** start Collected material **

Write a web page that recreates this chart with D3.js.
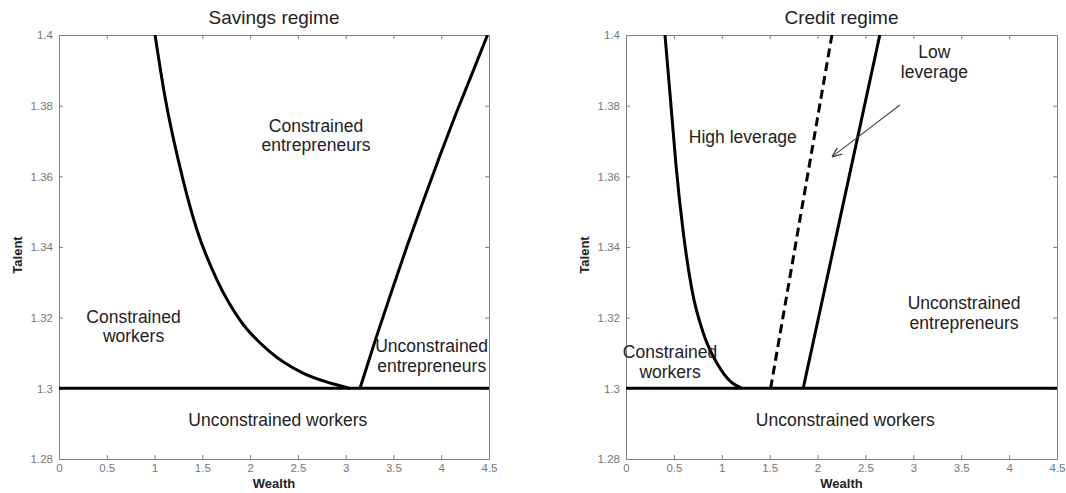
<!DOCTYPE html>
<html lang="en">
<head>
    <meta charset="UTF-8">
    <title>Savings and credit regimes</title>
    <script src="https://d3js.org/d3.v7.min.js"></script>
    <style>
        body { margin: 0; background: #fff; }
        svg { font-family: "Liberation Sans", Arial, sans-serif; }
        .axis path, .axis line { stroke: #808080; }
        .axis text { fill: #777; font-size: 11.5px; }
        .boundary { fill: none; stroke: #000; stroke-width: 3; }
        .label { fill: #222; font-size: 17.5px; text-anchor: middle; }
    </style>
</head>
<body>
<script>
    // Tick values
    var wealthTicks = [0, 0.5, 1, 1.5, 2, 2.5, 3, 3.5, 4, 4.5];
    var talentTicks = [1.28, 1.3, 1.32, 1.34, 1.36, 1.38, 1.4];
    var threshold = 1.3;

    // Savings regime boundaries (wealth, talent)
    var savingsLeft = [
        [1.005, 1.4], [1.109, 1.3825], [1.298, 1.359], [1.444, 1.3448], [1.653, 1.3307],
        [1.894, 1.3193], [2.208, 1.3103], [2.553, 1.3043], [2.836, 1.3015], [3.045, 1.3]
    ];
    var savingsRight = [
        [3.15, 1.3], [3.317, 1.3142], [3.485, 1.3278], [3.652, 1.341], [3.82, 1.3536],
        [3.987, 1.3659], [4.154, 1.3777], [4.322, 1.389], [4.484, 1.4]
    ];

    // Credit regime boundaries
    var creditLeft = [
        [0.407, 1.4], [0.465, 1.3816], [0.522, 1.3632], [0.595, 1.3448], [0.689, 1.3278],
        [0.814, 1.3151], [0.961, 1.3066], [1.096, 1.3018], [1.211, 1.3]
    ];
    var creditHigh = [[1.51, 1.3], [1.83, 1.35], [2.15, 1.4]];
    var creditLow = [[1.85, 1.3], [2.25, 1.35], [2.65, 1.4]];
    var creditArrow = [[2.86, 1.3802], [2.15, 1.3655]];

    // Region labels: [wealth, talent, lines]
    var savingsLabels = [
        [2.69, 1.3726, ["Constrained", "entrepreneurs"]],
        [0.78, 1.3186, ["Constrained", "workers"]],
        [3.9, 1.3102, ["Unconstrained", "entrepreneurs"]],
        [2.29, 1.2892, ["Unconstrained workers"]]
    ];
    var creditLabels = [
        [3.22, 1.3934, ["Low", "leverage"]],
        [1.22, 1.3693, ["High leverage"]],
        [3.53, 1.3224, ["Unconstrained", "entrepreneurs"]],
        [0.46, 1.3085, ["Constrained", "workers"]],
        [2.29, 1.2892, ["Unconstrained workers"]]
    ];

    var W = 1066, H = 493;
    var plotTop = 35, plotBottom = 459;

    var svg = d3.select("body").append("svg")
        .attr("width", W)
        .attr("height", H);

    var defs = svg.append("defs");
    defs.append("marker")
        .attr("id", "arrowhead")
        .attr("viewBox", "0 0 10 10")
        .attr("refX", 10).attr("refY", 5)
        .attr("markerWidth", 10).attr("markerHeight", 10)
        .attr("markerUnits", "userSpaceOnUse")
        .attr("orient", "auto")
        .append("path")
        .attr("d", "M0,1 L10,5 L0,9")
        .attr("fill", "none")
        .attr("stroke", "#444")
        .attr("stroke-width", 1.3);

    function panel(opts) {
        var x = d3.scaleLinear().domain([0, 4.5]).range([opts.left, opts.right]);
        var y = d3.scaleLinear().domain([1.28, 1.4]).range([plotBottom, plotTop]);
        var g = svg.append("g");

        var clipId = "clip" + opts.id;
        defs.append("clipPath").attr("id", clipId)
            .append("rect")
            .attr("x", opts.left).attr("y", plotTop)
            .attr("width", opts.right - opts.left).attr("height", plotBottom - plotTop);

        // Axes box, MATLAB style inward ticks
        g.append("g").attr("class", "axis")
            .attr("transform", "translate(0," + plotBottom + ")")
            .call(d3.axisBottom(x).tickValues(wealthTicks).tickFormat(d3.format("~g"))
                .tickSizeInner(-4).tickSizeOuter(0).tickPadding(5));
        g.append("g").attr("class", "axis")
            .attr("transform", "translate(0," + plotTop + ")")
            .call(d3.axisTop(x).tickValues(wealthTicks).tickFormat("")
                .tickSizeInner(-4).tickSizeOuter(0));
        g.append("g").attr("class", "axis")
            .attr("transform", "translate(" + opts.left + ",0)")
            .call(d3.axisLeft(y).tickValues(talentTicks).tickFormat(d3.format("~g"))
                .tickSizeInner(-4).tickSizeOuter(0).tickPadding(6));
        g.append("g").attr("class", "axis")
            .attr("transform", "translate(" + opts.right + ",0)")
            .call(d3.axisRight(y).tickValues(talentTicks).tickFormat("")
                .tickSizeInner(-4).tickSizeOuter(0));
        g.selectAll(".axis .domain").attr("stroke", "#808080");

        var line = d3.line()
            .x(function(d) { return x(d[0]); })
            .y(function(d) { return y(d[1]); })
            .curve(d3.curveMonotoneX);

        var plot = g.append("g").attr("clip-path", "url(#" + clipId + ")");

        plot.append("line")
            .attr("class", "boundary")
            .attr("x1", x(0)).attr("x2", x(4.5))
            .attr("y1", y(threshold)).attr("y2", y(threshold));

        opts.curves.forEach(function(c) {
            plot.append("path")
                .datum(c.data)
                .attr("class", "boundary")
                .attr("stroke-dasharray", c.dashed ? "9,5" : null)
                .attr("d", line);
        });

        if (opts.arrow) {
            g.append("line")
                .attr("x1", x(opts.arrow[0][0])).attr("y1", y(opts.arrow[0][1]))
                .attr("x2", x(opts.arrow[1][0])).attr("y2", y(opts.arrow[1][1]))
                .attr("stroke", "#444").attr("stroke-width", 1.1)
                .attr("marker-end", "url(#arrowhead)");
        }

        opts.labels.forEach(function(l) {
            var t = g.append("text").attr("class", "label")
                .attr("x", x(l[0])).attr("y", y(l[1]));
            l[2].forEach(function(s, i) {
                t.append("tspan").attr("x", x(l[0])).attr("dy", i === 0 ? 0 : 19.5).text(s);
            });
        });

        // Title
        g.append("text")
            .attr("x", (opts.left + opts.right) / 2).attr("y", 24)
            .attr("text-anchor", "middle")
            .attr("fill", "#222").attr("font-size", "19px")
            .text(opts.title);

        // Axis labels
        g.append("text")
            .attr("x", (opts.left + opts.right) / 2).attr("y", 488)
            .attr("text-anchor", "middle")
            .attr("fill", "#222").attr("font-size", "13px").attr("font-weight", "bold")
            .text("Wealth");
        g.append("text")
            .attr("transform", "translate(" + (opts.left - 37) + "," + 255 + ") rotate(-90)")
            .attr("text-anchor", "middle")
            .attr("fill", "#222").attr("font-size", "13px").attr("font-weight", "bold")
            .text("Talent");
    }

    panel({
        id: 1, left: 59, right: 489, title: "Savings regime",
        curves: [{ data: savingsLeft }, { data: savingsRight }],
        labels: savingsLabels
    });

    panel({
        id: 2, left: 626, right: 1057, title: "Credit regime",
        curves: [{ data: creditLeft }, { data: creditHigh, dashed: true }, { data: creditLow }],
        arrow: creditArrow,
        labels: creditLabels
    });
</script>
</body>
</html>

** end Collected material **

* **What to produce**
Pictures are excluded; copy all other data exactly as shown.

* **Task result**
Write a web page that recreates this chart with D3.js.
<!DOCTYPE html>
<html lang="en">
<head>
    <meta charset="UTF-8">
    <title>Savings and credit regimes</title>
    <script src="https://d3js.org/d3.v7.min.js"></script>
    <style>
        body { margin: 0; background: #fff; }
        svg { font-family: "Liberation Sans", Arial, sans-serif; }
        .axis path, .axis line { stroke: #808080; }
        .axis text { fill: #777; font-size: 11.5px; }
        .boundary { fill: none; stroke: #000; stroke-width: 3; }
        .label { fill: #222; font-size: 17.5px; text-anchor: middle; }
    </style>
</head>
<body>
<script>
    // Tick values
    var wealthTicks = [0, 0.5, 1, 1.5, 2, 2.5, 3, 3.5, 4, 4.5];
    var talentTicks = [1.28, 1.3, 1.32, 1.34, 1.36, 1.38, 1.4];
    var threshold = 1.3;

    // Savings regime boundaries (wealth, talent)
    var savingsLeft = [
        [1.005, 1.4], [1.109, 1.3825], [1.298, 1.359], [1.444, 1.3448], [1.653, 1.3307],
        [1.894, 1.3193], [2.208, 1.3103], [2.553, 1.3043], [2.836, 1.3015], [3.045, 1.3]
    ];
    var savingsRight = [
        [3.15, 1.3], [3.317, 1.3142], [3.485, 1.3278], [3.652, 1.341], [3.82, 1.3536],
        [3.987, 1.3659], [4.154, 1.3777], [4.322, 1.389], [4.484, 1.4]
    ];

    // Credit regime boundaries
    var creditLeft = [
        [0.407, 1.4], [0.465, 1.3816], [0.522, 1.3632], [0.595, 1.3448], [0.689, 1.3278],
        [0.814, 1.3151], [0.961, 1.3066], [1.096, 1.3018], [1.211, 1.3]
    ];
    var creditHigh = [[1.51, 1.3], [1.83, 1.35], [2.15, 1.4]];
    var creditLow = [[1.85, 1.3], [2.25, 1.35], [2.65, 1.4]];
    var creditArrow = [[2.86, 1.3802], [2.15, 1.3655]];

    // Region labels: [wealth, talent, lines]
    var savingsLabels = [
        [2.69, 1.3726, ["Constrained", "entrepreneurs"]],
        [0.78, 1.3186, ["Constrained", "workers"]],
        [3.9, 1.3102, ["Unconstrained", "entrepreneurs"]],
        [2.29, 1.2892, ["Unconstrained workers"]]
    ];
    var creditLabels = [
        [3.22, 1.3934, ["Low", "leverage"]],
        [1.22, 1.3693, ["High leverage"]],
        [3.53, 1.3224, ["Unconstrained", "entrepreneurs"]],
        [0.46, 1.3085, ["Constrained", "workers"]],
        [2.29, 1.2892, ["Unconstrained workers"]]
    ];

    var W = 1066, H = 493;
    var plotTop = 35, plotBottom = 459;

    var svg = d3.select("body").append("svg")
        .attr("width", W)
        .attr("height", H);

    var defs = svg.append("defs");
    defs.append("marker")
        .attr("id", "arrowhead")
        .attr("viewBox", "0 0 10 10")
        .attr("refX", 10).attr("refY", 5)
        .attr("markerWidth", 10).attr("markerHeight", 10)
        .attr("markerUnits", "userSpaceOnUse")
        .attr("orient", "auto")
        .append("path")
        .attr("d", "M0,1 L10,5 L0,9")
        .attr("fill", "none")
        .attr("stroke", "#444")
        .attr("stroke-width", 1.3);

    function panel(opts) {
        var x = d3.scaleLinear().domain([0, 4.5]).range([opts.left, opts.right]);
        var y = d3.scaleLinear().domain([1.28, 1.4]).range([plotBottom, plotTop]);
        var g = svg.append("g");

        var clipId = "clip" + opts.id;
        defs.append("clipPath").attr("id", clipId)
            .append("rect")
            .attr("x", opts.left).attr("y", plotTop)
            .attr("width", opts.right - opts.left).attr("height", plotBottom - plotTop);

        // Axes box, MATLAB style inward ticks
        g.append("g").attr("class", "axis")
            .attr("transform", "translate(0," + plotBottom + ")")
            .call(d3.axisBottom(x).tickValues(wealthTicks).tickFormat(d3.format("~g"))
                .tickSizeInner(-4).tickSizeOuter(0).tickPadding(5));
        g.append("g").attr("class", "axis")
            .attr("transform", "translate(0," + plotTop + ")")
            .call(d3.axisTop(x).tickValues(wealthTicks).tickFormat("")
                .tickSizeInner(-4).tickSizeOuter(0));
        g.append("g").attr("class", "axis")
            .attr("transform", "translate(" + opts.left + ",0)")
            .call(d3.axisLeft(y).tickValues(talentTicks).tickFormat(d3.format("~g"))
                .tickSizeInner(-4).tickSizeOuter(0).tickPadding(6));
        g.append("g").attr("class", "axis")
            .attr("transform", "translate(" + opts.right + ",0)")
            .call(d3.axisRight(y).tickValues(talentTicks).tickFormat("")
                .tickSizeInner(-4).tickSizeOuter(0));
        g.selectAll(".axis .domain").attr("stroke", "#808080");

        var line = d3.line()
            .x(function(d) { return x(d[0]); })
            .y(function(d) { return y(d[1]); })
            .curve(d3.curveMonotoneX);

        var plot = g.append("g").attr("clip-path", "url(#" + clipId + ")");

        plot.append("line")
            .attr("class", "boundary")
            .attr("x1", x(0)).attr("x2", x(4.5))
            .attr("y1", y(threshold)).attr("y2", y(threshold));

        opts.curves.forEach(function(c) {
            plot.append("path")
                .datum(c.data)
                .attr("class", "boundary")
                .attr("stroke-dasharray", c.dashed ? "9,5" : null)
                .attr("d", line);
        });

        if (opts.arrow) {
            g.append("line")
                .attr("x1", x(opts.arrow[0][0])).attr("y1", y(opts.arrow[0][1]))
                .attr("x2", x(opts.arrow[1][0])).attr("y2", y(opts.arrow[1][1]))
                .attr("stroke", "#444").attr("stroke-width", 1.1)
                .attr("marker-end", "url(#arrowhead)");
        }

        opts.labels.forEach(function(l) {
            var t = g.append("text").attr("class", "label")
                .attr("x", x(l[0])).attr("y", y(l[1]));
            l[2].forEach(function(s, i) {
                t.append("tspan").attr("x", x(l[0])).attr("dy", i === 0 ? 0 : 19.5).text(s);
            });
        });

        // Title
        g.append("text")
            .attr("x", (opts.left + opts.right) / 2).attr("y", 24)
            .attr("text-anchor", "middle")
            .attr("fill", "#222").attr("font-size", "19px")
            .text(opts.title);

        // Axis labels
        g.append("text")
            .attr("x", (opts.left + opts.right) / 2).attr("y", 488)
            .attr("text-anchor", "middle")
            .attr("fill", "#222").attr("font-size", "13px").attr("font-weight", "bold")
            .text("Wealth");
        g.append("text")
            .attr("transform", "translate(" + (opts.left - 37) + "," + 255 + ") rotate(-90)")
            .attr("text-anchor", "middle")
            .attr("fill", "#222").attr("font-size", "13px").attr("font-weight", "bold")
            .text("Talent");
    }

    panel({
        id: 1, left: 59, right: 489, title: "Savings regime",
        curves: [{ data: savingsLeft }, { data: savingsRight }],
        labels: savingsLabels
    });

    panel({
        id: 2, left: 626, right: 1057, title: "Credit regime",
        curves: [{ data: creditLeft }, { data: creditHigh, dashed: true }, { data: creditLow }],
        arrow: creditArrow,
        labels: creditLabels
    });
</script>
</body>
</html>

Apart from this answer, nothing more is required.